In short: a VM virtualizes hardware, a container virtualizes the operating system. For packaging and running applications, a container is isolated enough while being much lighter.
The core concepts
Four concepts you'll meet constantly:
- Image: a read-only package containing the application and everything it needs to run. Think of an image as a "mold" or a blueprint.
- Container: a running instance of an image. From one image you can create many identical containers. The image is the mold; the container is the product cast from it.
- Registry: a store of images to upload and download. The most common is Docker Hub. You
pullan image down from a registry, orpushyour own image up. - Dockerfile: a text file describing how to build an image — what to install, what to copy, which commands to run. You write a Dockerfile and then
buildan image from it.
The basic lifecycle: write a Dockerfile → build an image → run the image into a container → optionally push the image to a registry so other machines can use it.
Why we go all the way to Docker Swarm
Running a few containers on one machine is enough while learning and for small applications.
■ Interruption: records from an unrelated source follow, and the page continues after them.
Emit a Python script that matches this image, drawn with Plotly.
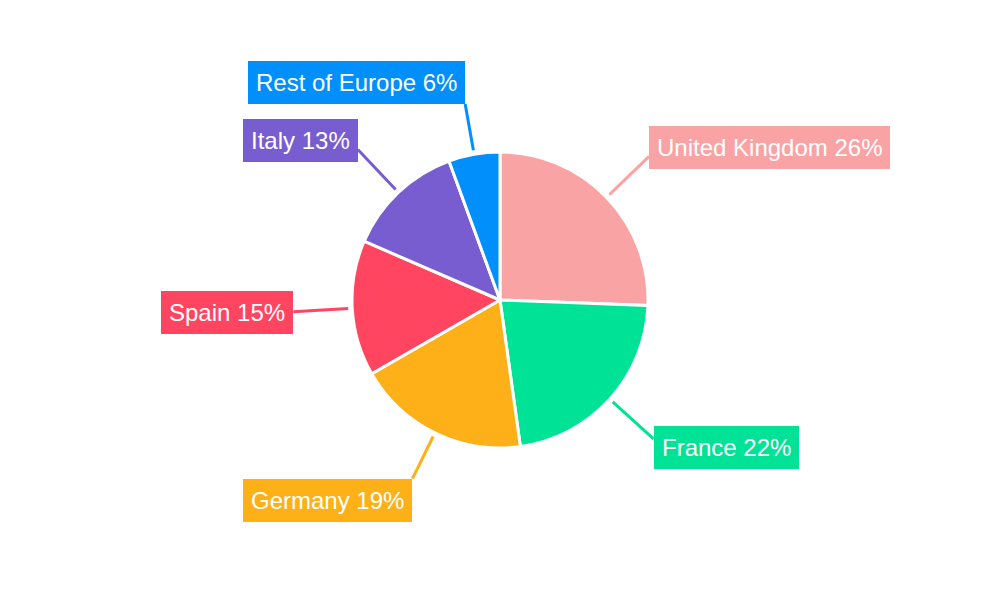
import math
import plotly.graph_objects as go

countries = ["United Kingdom", "France", "Germany", "Spain", "Italy", "Rest of Europe"]
shares = [25.6, 22.2, 18.9, 14.8, 12.9, 5.6]
share_labels = ["26%", "22%", "19%", "15%", "13%", "6%"]
colors = ["#F9A3A4", "#00E396", "#FEB019", "#FF4560", "#775DD0", "#008FFB"]

W, H = 1000, 600
# page has an 8px body margin, so centre is nudged to land at (500, 300) on screen
cx, cy, r = 492, 308, 148

fig = go.Figure(go.Pie(
    labels=countries,
    values=shares,
    sort=False,
    direction="clockwise",
    rotation=0,
    textinfo="none",
    hoverinfo="label+percent",
    marker=dict(colors=colors, line=dict(color="white", width=3)),
    domain=dict(x=[(cx - r) / W, (cx + r) / W], y=[(cy - r) / H, (cy + r) / H]),
    showlegend=False,
))

# leader lines + boxed labels, placed at each slice's mid angle
total = sum(shares)
acc = 0
shapes = []
annotations = []
for name, v, lab, col in zip(countries, shares, share_labels, colors):
    mid = (acc + v / 2) / total * 2 * math.pi
    acc += v
    sx, sy = math.sin(mid), math.cos(mid)
    near_pole = abs(sy) > 0.85
    L = 51 if near_pole else 59
    x0, y0 = cx + sx * (r + 4), cy + sy * (r + 4)
    x1, y1 = cx + sx * (r + L), cy + sy * (r + L)
    shapes.append(dict(type="line", xref="paper", yref="paper",
                       x0=x0 / W, y0=y0 / H, x1=x1 / W, y1=y1 / H,
                       line=dict(color=col, width=3)))
    if near_pole:
        yanc = "bottom" if sy > 0 else "top"
        ysh = 0
    else:
        yanc = "middle"
        ysh = sy * 13
    annotations.append(dict(
        text=f"{name} {lab}", xref="paper", yref="paper",
        x=x1 / W, y=y1 / H, yshift=ysh,
        xanchor="left" if sx > 0 else "right", yanchor=yanc,
        showarrow=False, bgcolor=col, borderpad=8, borderwidth=0,
        font=dict(family="Liberation Sans, Arial, sans-serif", size=24, color="white"),
    ))

fig.update_layout(
    width=W, height=H,
    margin=dict(l=0, r=0, t=0, b=0),
    paper_bgcolor="white",
    plot_bgcolor="white",
    shapes=shapes,
    annotations=annotations,
)

fig.write_html("out.html")
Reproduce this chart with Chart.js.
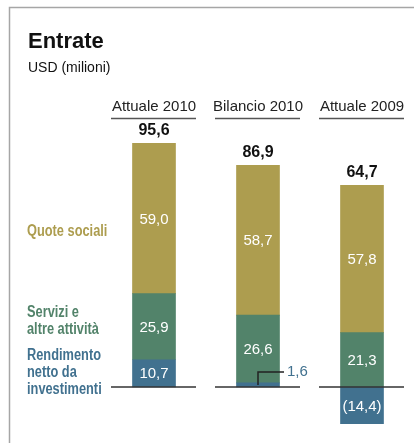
<!DOCTYPE html>
<html>
<head>
<meta charset="utf-8">
<script src="https://cdn.jsdelivr.net/npm/chart.js@4"></script>
<style>
  html, body { margin: 0; padding: 0; background: #fff; }
  #wrap { width: 414px; height: 443px; position: relative; }
</style>
</head>
<body>
<div id="wrap"><canvas id="entrateChart"></canvas></div>
<script>
// data
var categories = ['Attuale 2010', 'Bilancio 2010', 'Attuale 2009'];
var rendimento = [10.7, 1.6, -14.4];
var servizi = [25.9, 26.6, 21.3];
var quote = [59.0, 58.7, 57.8];
var totals = [95.6, 86.9, 64.7];

var colOlive = '#ad9d4f';
var colGreen = '#52836a';
var colBlue = '#41718f';

var SANS = '"Liberation Sans", Arial, sans-serif';

function fmt(v) {
    var s = Math.abs(v).toFixed(1).replace('.', ',');
    return v < 0 ? '(' + s + ')' : s;
}

// condensed text: draw with a horizontal squeeze
function narrowText(ctx, txt, x, y) {
    ctx.save();
    ctx.translate(x, y);
    ctx.scale(0.8, 1);
    ctx.fillText(txt, 0, 0);
    ctx.restore();
}

var decor = {
    id: 'decor',
    beforeDraw: function(chart) {
        var ctx = chart.ctx;
        ctx.save();
        // frame
        ctx.strokeStyle = '#a6a6a6';
        ctx.lineWidth = 1.5;
        ctx.beginPath();
        ctx.moveTo(9.5, 443);
        ctx.lineTo(9.5, 7.5);
        ctx.lineTo(414, 7.5);
        ctx.stroke();

        ctx.fillStyle = '#111';
        ctx.textBaseline = 'alphabetic';
        ctx.textAlign = 'left';
        ctx.font = 'bold 22px ' + SANS;
        ctx.fillText('Entrate', 28, 48);
        ctx.font = '14px ' + SANS;
        ctx.fillText('USD (milioni)', 28, 72);
        ctx.restore();
    },
    afterDatasetsDraw: function(chart) {
        var ctx = chart.ctx;
        var x = chart.scales.x;
        var y = chart.scales.y;
        var zero = y.getPixelForValue(0);
        ctx.save();

        // category headers, underlines and baselines
        categories.forEach(function(c, i) {
            var cx = x.getPixelForValue(i);
            ctx.fillStyle = '#222';
            ctx.font = '15px ' + SANS;
            ctx.textAlign = 'center';
            ctx.textBaseline = 'alphabetic';
            ctx.fillText(c, cx, 111);
            ctx.strokeStyle = '#555';
            ctx.lineWidth = 1.5;
            ctx.beginPath();
            ctx.moveTo(cx - 43, 118.5);
            ctx.lineTo(cx + 42, 118.5);
            ctx.stroke();
            ctx.strokeStyle = '#333';
            ctx.beginPath();
            ctx.moveTo(cx - 43, zero);
            ctx.lineTo(cx + 42, zero);
            ctx.stroke();

            // totals
            ctx.fillStyle = '#111';
            ctx.font = 'bold 16px ' + SANS;
            ctx.textBaseline = 'middle';
            ctx.fillText(fmt(totals[i]), cx, y.getPixelForValue(quote[i] + servizi[i] + Math.max(rendimento[i], 0)) - 13);
        });

        // values inside segments
        chart.data.datasets.forEach(function(ds, di) {
            var meta = chart.getDatasetMeta(di);
            meta.data.forEach(function(el, i) {
                var v = ds.data[i];
                var h = Math.abs(el.base - el.y);
                if (h < 14) {
                    // callout for the small segment
                    var lx = el.x;
                    var ly = (el.y + el.base) / 2;
                    ctx.strokeStyle = '#222';
                    ctx.lineWidth = 1.5;
                    ctx.beginPath();
                    ctx.moveTo(lx, ly);
                    ctx.lineTo(lx, ly - 13);
                    ctx.lineTo(lx + 26, ly - 13);
                    ctx.stroke();
                    ctx.fillStyle = ds.backgroundColor;
                    ctx.font = '15px ' + SANS;
                    ctx.textAlign = 'left';
                    ctx.textBaseline = 'middle';
                    ctx.fillText(fmt(v), lx + 29, ly - 13);
                    return;
                }
                ctx.fillStyle = '#fff';
                ctx.font = '15px ' + SANS;
                ctx.textAlign = 'center';
                ctx.textBaseline = 'middle';
                ctx.fillText(fmt(v), el.x, (el.y + el.base) / 2 + 1);
            });
        });

        // series names on the left
        ctx.textAlign = 'left';
        ctx.textBaseline = 'middle';
        ctx.font = 'bold 16px ' + SANS;
        ctx.fillStyle = colOlive;
        narrowText(ctx, 'Quote sociali', 27, 232);
        ctx.fillStyle = colGreen;
        narrowText(ctx, 'Servizi e', 27, 313);
        narrowText(ctx, 'altre attività', 27, 330);
        ctx.fillStyle = colBlue;
        narrowText(ctx, 'Rendimento', 27, 356);
        narrowText(ctx, 'netto da', 27, 373);
        narrowText(ctx, 'investimenti', 27, 390);
        ctx.restore();
    }
};

var ctx = document.getElementById('entrateChart');
var entrateChart = new Chart(ctx, {
    type: 'bar',
    data: {
        labels: categories,
        datasets: [
            { label: 'Rendimento netto da investimenti', data: rendimento, backgroundColor: colBlue },
            { label: 'Servizi e altre attività', data: servizi, backgroundColor: colGreen },
            { label: 'Quote sociali', data: quote, backgroundColor: colOlive }
        ]
    },
    options: {
        responsive: true,
        maintainAspectRatio: false,
        animation: false,
        layout: { padding: { left: 102, right: 0, top: 132, bottom: 5 } },
        datasets: { bar: { barThickness: 43 } },
        plugins: {
            legend: { display: false },
            tooltip: { enabled: false }
        },
        scales: {
            x: { stacked: true, display: false },
            y: { stacked: true, display: false, min: -20, max: 100 }
        }
    },
    plugins: [decor]
});
</script>
</body>
</html>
But as a system grows, you need to run many instances of an application across many machines, balance load automatically, and restart automatically when an instance dies. Coordinating containers across multiple machines is called orchestration.
Docker Swarm is the orchestration tool built into Docker. It groups multiple machines into a cluster, then lets you declare "run 5 instances of this application" and Swarm handles distribution, monitoring, and replacing dead instances. Swarm is simpler than Kubernetes and a good stepping stone to understanding orchestration before tackling more complex systems.
The series goes from a single container on your machine to a multi-machine Swarm cluster running a scalable service.
The series roadmap
The first two articles (after this one) dig into how Docker works internally, so that in the later hands-on work you understand what you're doing rather than memorizing by rote:
- Docker architecture — client, daemon, containerd and runc; what happens when you
docker run. - What a container is made of — namespaces, cgroups, and union filesystem.
The hands-on fundamentals:
- Installing Docker and running your first container — run, view, stop, remove containers.
- Images and the layer mechanism — pull, tag, manage images, Docker Hub.
- Writing a Dockerfile and build cache — package your own application into an image.
- Volumes and bind mounts — store data persistently so it isn't lost when a container is removed.
- Networking in Docker — bridge, veth, port mapping, getting containers to talk to each other.
- Docker Compose — run a multi-container application from one configuration file.
- Optimizing images — multi-stage builds, small and secure images.
The Docker Swarm part — orchestrating containers across multiple machines:
- Swarm: cluster architecture and Raft — group multiple nodes into a cluster.
- Swarm: service, scale, and rolling update — run many instances, update without downtime.
- Swarm: overlay network and routing mesh — networking across nodes, load balancing.
- Swarm: stack and secrets — deploy a whole multi-service application onto the cluster.
How to study: open a terminal and do each step as you read. You don't need prior Docker knowledge, but you should be comfortable with basic command-line use. Every hands-on article creates containers/images on your machine, so each one ends with a cleanup section so your disk doesn't fill up.
What you need
- A computer (Windows, macOS, or Linux) — Article 1 will install Docker.
- Basic terminal comfort (open it, type commands, read the output).
- The Swarm part (Articles 10–13) needs multiple nodes; I'll show how to simulate multiple nodes on one machine so you can learn without needing many real servers.
Nothing to do after this article. In Article 1 we install Docker and run our first container.